For the last few months I’ve been working on a hack/RPG. Something new that fits into the *World category. While I’m not ready to talk about the project itself I have learned a bunch about game design. Here are a few observations.
If you can’t play test your brand new games and think you’ll get it right the first time, whoo boy you are in for a world of hurt. I’m now on my third iteration of basic moves and last night’s play test has proved that once again I have to scratch a few ideas off and try again. Honestly when I wrote the latest “Kick some booty” move, I was sure that I had it perfect. Turns out the new mechanic I wrote up was completely useless. Never got used. Also the new numbers were wonky and I either didn’t hurt them or darn near one shotted them. Not sure if that’s a fault of the mechanics or they way we were playing.
Play testing can also be incredibly frustrating as you see this perfect move or class you wrote up get destroyed once it is used. Don’t flip the table. Things in theory won’t always work in practice. Take it as a learning moment, which leads to…
Get play testers that will be honest with you and will criticize your game. You need this and you need to learn to take it well. Remember criticism is not tearing down your idea because they hate it. That won’t help you. Good criticism will tell you where you are hurting, what specifically went wrong, and possibly what a solution would look like. If you write up a draft and play test it and all your play testers say it was great and super fun but don’t offer any criticism, then you’re either a savant or they aren’t doing your job. If you want to publish a game for the general public, it needs to be able to appeal to a broader audience than just your home group.
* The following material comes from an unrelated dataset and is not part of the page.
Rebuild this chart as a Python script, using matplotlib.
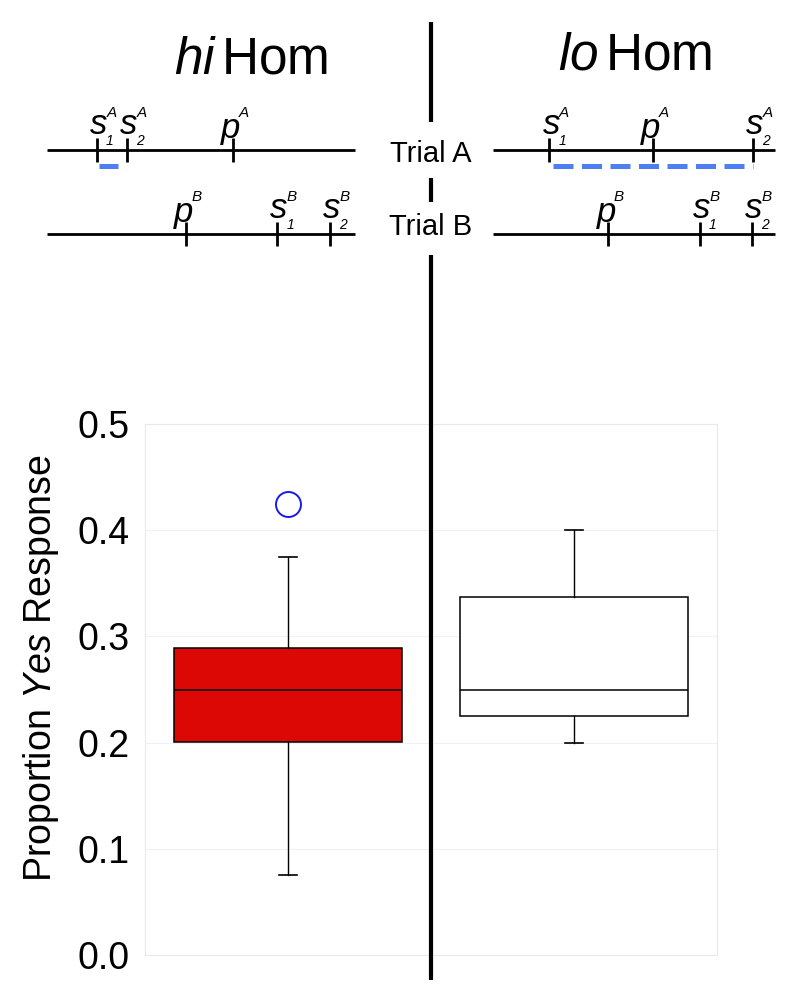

It’s very tempting to release a product or talk about it a lot before you actually have all of your ducks in a row. Don’t. I did this be mistake with Dresden World and the response I got was luke warm to darn right cold. I just said “Here are all my notes, what do you think?” and it turns out hardly anyone cared to look them over. Much later I got actual play books made but when I showed them, what ever excitement I got from my first announcement was gone. Have something you could sell before you show it off. Most people have a notebook of random ideas and sharing yours, while fun, won’t really trip anyone’s trigger.
This is something I still struggle with. When you start up a project, come up with a few lines of what you are trying to do and write it down. For example:
- A tactics heavy combat simulation
- A high fantasy wuxia-like game
- Dark and gritty sci-fi
As you write up other things for the game, keep your goals in mind. If you find yourself going against these goals then reevaluate them. If you take your design in a whole new direction that’s ok! Just change your goal. These are in place for when you are thinking “Does this move/mechanic/class work for my game?” If you can’t really see it fitting your goals then try something else.
When you are talking to your play testers, say what you are thinking. If you really want to just test a certain aspect of your game then tell them that. Play testing isn’t necessarily the same as just playing the game. You need them to looks for flaws, holes, and cracks that can make your design break down. So tell them that. You’ll get more for your time if they are actively looking where you want them to.
Well I hope this helps anyone out there thinking of writing up a game or hack. I’m still plugging away at my monster and you should to. Remember that the more set backs you have will make that victory all the more sweeter. Thanks for reading!